After the visit, the Crown Prince, Crown Princess, Duke and Duchess travelled to Skaugum where they had a private lunch. The Skaugum Estate is a beautiful estate set in a setting about 12 miles south-west of Oslo in the Asker municipality. The Skaugum Estate is home to the Crown Prince and Crown Princess of Norway.
In 1968, King Olav gave the estate as a wedding gift to his son Crown Prince Harald (now King Harald V) and his wife Crown Princess Sonja (now Queen Sonja). When Crown Prince Haakon married his wife, Crown Princess Mette-Marit in 2001, King Harald gave the estate as a wedding gift to his son and his wife. Crown Prince Haakon and his older sister, Princess Märtha Louise grew up there.
After lunch, the visit to Oslo ended with a two-part programme in Holmenkollen.
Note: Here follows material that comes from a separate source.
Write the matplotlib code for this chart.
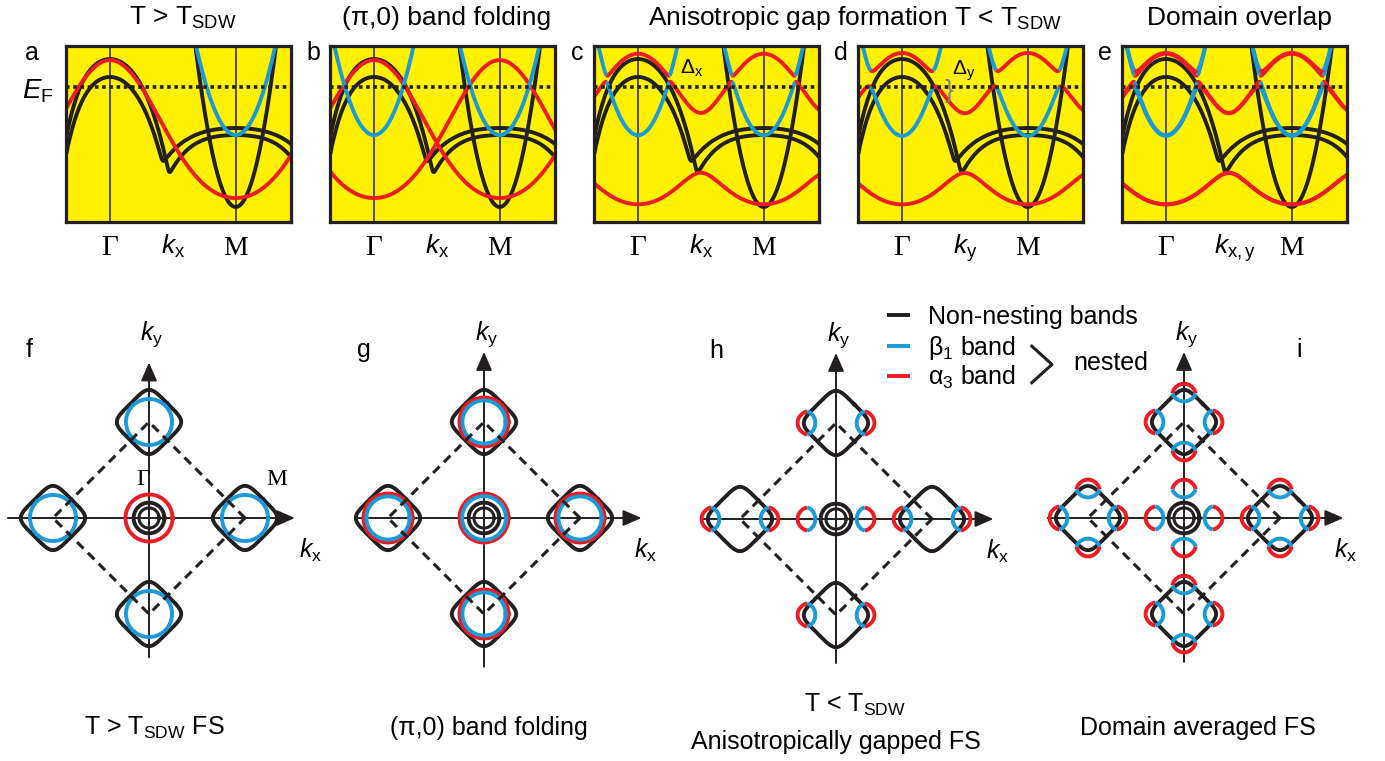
import numpy as np
import matplotlib.pyplot as plt

plt.rcParams['font.family'] = ['Liberation Sans', 'DejaVu Sans']
plt.rcParams['mathtext.fontset'] = 'custom'
plt.rcParams['mathtext.rm'] = 'Liberation Sans'
plt.rcParams['mathtext.it'] = 'Liberation Sans:italic'
plt.rcParams['mathtext.bf'] = 'Liberation Sans:bold'

BLACK = '#231f20'
RED = '#ed1c24'
BLUE = '#1a9ad6'
YELLOW = '#fff100'
SERIF = ['Liberation Serif', 'DejaVu Serif']

# ---- band structure schematic (Gamma at k=0, M at k=1, energy 0..1 inside the box)
k_range = (-0.35, 1.44)
E_F = 0.767

alpha_coef = [0.489, 0.392, 0.039]      # alpha3: const, cos(pi k), cos(2 pi k)
beta_min, beta_curv = 0.494, 5.1        # beta1 electron band
hole_top = [0.926, 0.824]               # non-nesting hole bands at Gamma
hole_k2 = [2.2, 2.2]
hole_k4 = [3.5, 3.5]                    # right side (towards M)
hole_k4_left = [12.0, 11.6]
dome_top = [0.494, 0.534]               # non-nesting bands around M (joined to hole bands)
dome_k2 = [0.30, 0.30]
dome_k4 = [1.79, 0.87]
elec_min, elec_curv = 0.085, 8.9        # narrow electron band at M

V_aa = 0.17                              # alpha3 - folded alpha3 gap
V_ab = {'x': 0.02, 'y': 0.05}            # alpha3 - beta1 gap, kx and ky

top_titles = ['T > T$_{\\rm SDW}$', '(\u03c0,0) band folding', None, None, 'Domain overlap']
top_letters = ['a', 'b', 'c', 'd', 'e']
top_klabels = ['$k_{\\rm x}$', '$k_{\\rm x}$', '$k_{\\rm x}$', '$k_{\\rm y}$', '$k_{\\rm x,y}$']

# ---- Fermi surface schematic (Gamma-M distance = 1)
M_points = [(1, 0), (-1, 0), (0, 1), (0, -1)]
pocket_halfdiag = 0.335
ring_r = [0.16, 0.105]
fs_circles = {
    'f': {'M': [(BLUE, 0.24)], 'G': [(RED, 0.245)]},
    'g': {'M': [(RED, 0.255), (BLUE, 0.225)], 'G': [(RED, 0.255), (BLUE, 0.228)]},
}
lens_dirs = {'h': [(1, 0), (-1, 0)], 'i': [(1, 0), (-1, 0), (0, 1), (0, -1)]}
lens_pos, lens_half, lens_red, lens_blue = 0.30, 0.12, 0.10, 0.085
bottom_letters = ['f', 'g', 'h', 'i']
bottom_titles = {'f': ['T > T$_{\\rm SDW}$ FS'], 'g': ['(\u03c0,0) band folding'],
                 'h': ['T < T$_{\\rm SDW}$', 'Anisotropically gapped FS'], 'i': ['Domain averaged FS']}
legend_labels = ['Non-nesting bands', '\u03b2$_{1}$ band', '\u03b1$_{3}$ band']


def alpha(k):
    return alpha_coef[0] + alpha_coef[1]*np.cos(np.pi*k) + alpha_coef[2]*np.cos(2*np.pi*k)


def beta(k, k0):
    return beta_min + beta_curv*(k - k0)**2


def black_bands(k):
    out = []
    for i in range(2):
        k4 = np.where(k < 0, hole_k4_left[i], hole_k4[i])
        h = hole_top[i] - hole_k2[i]*k**2 - k4*k**4
        d = dome_top[i] - dome_k2[i]*(k - 1)**2 - dome_k4[i]*(k - 1)**4
        s = 0.025
        out.append(s*np.logaddexp(h/s, d/s))
    out.append(elec_min + elec_curv*(k - 1)**2)
    return out


def sdw_bands(k, v):
    H = np.zeros((len(k), 4, 4))
    H[:, 0, 0] = alpha(k)
    H[:, 1, 1] = alpha(k - 1)
    H[:, 2, 2] = beta(k, 0)
    H[:, 3, 3] = beta(k, 1)
    H[:, 0, 1] = H[:, 1, 0] = V_aa
    H[:, 0, 2] = H[:, 2, 0] = v
    H[:, 1, 3] = H[:, 3, 1] = v
    vals, vecs = np.linalg.eigh(H)
    red_w = vecs[:, 0, :]**2 + vecs[:, 1, :]**2
    return vals, red_w


def plot_runs(ax, k, E, is_red, lw=2.8, z=3):
    idx = np.flatnonzero(np.diff(is_red.astype(int))) + 1
    starts = np.r_[0, idx]
    ends = np.r_[idx, len(k)]
    for s, e in zip(starts, ends):
        sl = slice(max(s - 1, 0), e)
        ax.plot(k[sl], E[sl], color=RED if is_red[s] else BLUE, lw=lw,
                solid_capstyle='butt', zorder=z)


fig = plt.figure(figsize=(13.85, 7.61), dpi=100)
W, Hpx = 1385, 761

k = np.linspace(k_range[0], k_range[1], 1500)
top_left = [66, 330, 594, 858, 1122]
for p in range(5):
    ax = fig.add_axes([top_left[p]/W, (Hpx - 222)/Hpx, 225/W, 176/Hpx])
    ax.set_facecolor(YELLOW)
    ax.set_xlim(*k_range)
    ax.set_ylim(0, 1)
    ax.set_xticks([])
    ax.set_yticks([])
    for sp in ax.spines.values():
        sp.set_linewidth(2.3)
        sp.set_color(BLACK)
        sp.set_zorder(10)
    ax.axvline(0, color=BLACK, lw=1.1, zorder=1)
    ax.axvline(1, color=BLACK, lw=1.1, zorder=1)
    for b in black_bands(k):
        ax.plot(k, b, color=BLACK, lw=2.8, zorder=2)
    if p == 0:
        ax.plot(k, alpha(k), color=RED, lw=2.8, zorder=3)
        ax.plot(k, beta(k, 1), color=BLUE, lw=2.8, zorder=3)
    elif p == 1:
        ax.plot(k, alpha(k), color=RED, lw=2.8, zorder=3)
        ax.plot(k, alpha(k - 1), color=RED, lw=2.8, zorder=3)
        ax.plot(k, beta(k, 0), color=BLUE, lw=2.8, zorder=3)
        ax.plot(k, beta(k, 1), color=BLUE, lw=2.8, zorder=3)
    else:
        dirs = {2: ['x'], 3: ['y'], 4: ['x', 'y']}[p]
        for dname in dirs:
            vals, red_w = sdw_bands(k, V_ab[dname])
            for j in range(4):
                plot_runs(ax, k, vals[:, j], red_w[:, j] > 0.5)
    ax.axhline(E_F, color=BLACK, lw=2.6, ls=(0, (1, 1)), zorder=6)

    ax.text(0, -0.19, '\u0393', family=SERIF, fontsize=21, ha='center', va='baseline')
    ax.text(1, -0.19, 'M', family=SERIF, fontsize=20, ha='center', va='baseline')
    ax.text(0.5 if p < 4 else 0.55, -0.18, top_klabels[p], fontsize=19, ha='center', va='baseline')
    lx = -0.15 if p == 0 else -0.075
    ax.text(lx, 0.92, top_letters[p], transform=ax.transAxes, fontsize=18,
            ha='center', va='baseline')
    if top_titles[p]:
        ax.text(0.52, 1.12, top_titles[p], transform=ax.transAxes, fontsize=19,
                ha='center', va='baseline')
    if p == 0:
        ax.text(-0.125, 0.70, '$E_{\\rm F}$', transform=ax.transAxes, fontsize=20,
                ha='center', va='baseline')
    if p == 2:
        ax.text(0.43, 0.84, '\u0394$_{\\rm x}$', fontsize=15, ha='center', va='baseline', zorder=8)
    if p == 3:
        ax.text(0.49, 0.835, '\u0394$_{\\rm y}$', fontsize=15, ha='center', va='baseline', zorder=8)
        ax.text(0.37, 0.745, '}', fontsize=19, color='#808080', ha='center', va='center', zorder=8)

fig.text(855/W, 1 - 25/Hpx, 'Anisotropic gap formation T < T$_{\\rm SDW}$', fontsize=19,
         ha='center', va='baseline')


# ---- Fermi surface panels
def rounded_diamond(c, hd, n=5):
    a = hd/(np.sqrt(2)*2**(-1/n))
    t = np.linspace(0, 2*np.pi, 400)
    u = a*np.sign(np.cos(t))*np.abs(np.cos(t))**(2/n)
    v = a*np.sign(np.sin(t))*np.abs(np.sin(t))**(2/n)
    return c[0] + (u + v)/np.sqrt(2), c[1] + (u - v)/np.sqrt(2)


def circle(c, r):
    t = np.linspace(0, 2*np.pi, 300)
    return c[0] + r*np.cos(t), c[1] + r*np.sin(t)


def lens(ax, c, d):
    c = np.array(c, float)
    d = np.array(d, float)
    perp = np.array([-d[1], d[0]])
    t = np.linspace(-1, 1, 80)
    for s, col in [(lens_red, RED), (-lens_blue, BLUE)]:
        along = lens_pos + s*(1 - t**2)**0.65
        pts = c + along[:, None]*d + (lens_half*t)[:, None]*perp
        ax.plot(pts[:, 0], pts[:, 1], color=col, lw=2.8, solid_capstyle='butt', zorder=4)


centers = [(149, 518), (484, 518), (836, 519), (1184, 518)]
x_axis_ends = [(-1.47, 1.52), (-1.32, 1.64), (-1.39, 1.64), (-1.42, 1.66)]
y_axis_ends = [(-1.45, 1.62), (-1.55, 1.73), (-1.5, 1.73), (-1.5, 1.73)]
scale = 96
lo, hi = -1.55, 1.95
for p, name in enumerate(bottom_letters):
    cx, cy = centers[p]
    ax = fig.add_axes([(cx + lo*scale)/W, (Hpx - (cy - lo*scale))/Hpx,
                       (hi - lo)*scale/W, (hi - lo)*scale/Hpx])
    ax.set_xlim(lo, hi)
    ax.set_ylim(lo, hi)
    ax.axis('off')
    ax.patch.set_alpha(0)

    arrow = dict(arrowstyle='-|>,head_length=0.8,head_width=0.35', lw=1.4,
                 color=BLACK, shrinkA=0, shrinkB=0, mutation_scale=14)
    ax.annotate('', xy=(x_axis_ends[p][1], 0), xytext=(x_axis_ends[p][0], 0),
                arrowprops=arrow, zorder=2)
    ax.annotate('', xy=(0, y_axis_ends[p][1]), xytext=(0, y_axis_ends[p][0]),
                arrowprops=arrow, zorder=2)
    bz = M_points[0], M_points[2], M_points[1], M_points[3], M_points[0]
    ax.plot([q[0] for q in bz], [q[1] for q in bz], color=BLACK, lw=2.2,
            ls=(0, (3, 2)), zorder=5)

    for m in M_points:
        x, y = rounded_diamond(m, pocket_halfdiag)
        ax.plot(x, y, color=BLACK, lw=2.8, zorder=3)
    for r, lw in zip(ring_r, [2.8, 2.2]):
        x, y = circle((0, 0), r)
        ax.plot(x, y, color=BLACK, lw=lw, zorder=3)

    if name in fs_circles:
        for col, r in fs_circles[name]['M']:
            for m in M_points:
                x, y = circle(m, r)
                ax.plot(x, y, color=col, lw=2.8, zorder=4)
        for col, r in fs_circles[name]['G']:
            x, y = circle((0, 0), r)
            ax.plot(x, y, color=col, lw=2.8, zorder=4)
    else:
        for d in lens_dirs[name]:
            lens(ax, (0, 0), d)
            for m in M_points:
                lens(ax, m, d)

    ax.text(0.03, 1.86, '$k_{\\rm y}$', fontsize=18, ha='center', va='baseline')
    ax.text(1.68, -0.41, '$k_{\\rm x}$', fontsize=18, ha='center', va='baseline')
    lx = 1.2 if name == 'i' else -1.25
    ax.text(lx, 1.68, name, fontsize=18, ha='center', va='baseline')
    if name == 'f':
        ax.text(-0.06, 0.34, '\u0393', family=SERIF, fontsize=17, ha='center', va='baseline')
        ax.text(1.33, 0.34, 'M', family=SERIF, fontsize=17, ha='center', va='baseline')

    titles = bottom_titles[name]
    if len(titles) == 1:
        ax.text(0.05 if name != 'i' else 0.14, -2.26, titles[0], fontsize=18,
                ha='center', va='baseline')
    else:
        ax.text(0.2, -2.01, titles[0], fontsize=18, ha='center', va='baseline')
        ax.text(0.0, -2.40, titles[1], fontsize=18, ha='center', va='baseline')

    if name == 'h':
        ys = [2.125, 1.80, 1.49]
        for y, col, lab in zip(ys, [BLACK, BLUE, RED], legend_labels):
            ax.plot([0.53, 0.77], [y, y], color=col, lw=2.8, clip_on=False,
                    solid_capstyle='butt')
            ax.text(0.96, y - 0.09, lab, fontsize=18, ha='left', va='baseline')
        ax.plot([2.04, 2.25, 2.04], [1.80, 1.61, 1.42], color=BLACK, lw=2.2, clip_on=False)
        ax.text(2.47, 1.55, 'nested', fontsize=18, ha='left', va='baseline')

fig.savefig('out.png', dpi=100)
First, Their Royal Highnesses visited the famous Holmenkollen Ski jump. They were received by Marianne Borgen, Mayor of Oslo and Erik Eide, Secretary General of the Norwegian Ski Association. At this large ski jump, they had a guided tour through the Ski Museum before visiting the top of the jumping tower. The foursome then had the opportunity to meet with some of Norway’s, and the world’s, best ski jumpers.
From here they went on the to the Norwegian Royal Family’s private tribune where they could see some of the jumpers in action. Holmenkollen ski jump is the world’s most famous ski jump and Norway’s most visited tourist attraction. The first ski jump was built here in 1892, which makes it the world’s oldest ski jump still in use. Holmenkollen has been rebuilt a total of 19 times, the last time in front of the World Cup in 2011. The total audience capacity is about 34,000, and the Norwegian Royal Family has its own private tribune.
From Holmenkollen, the royals went on to the small lake of “Øvresetertjern”. There they had the opportunity to watch children aged four-five participate in outdoor winter activities including roasting sausages over an open fire and learn about the running of a kindergarten which is focused on outdoor activities and using nature as an integral part of teaching and learning. After the visit here, the Duke and Duchess were transported to Oslo Airport and back to London.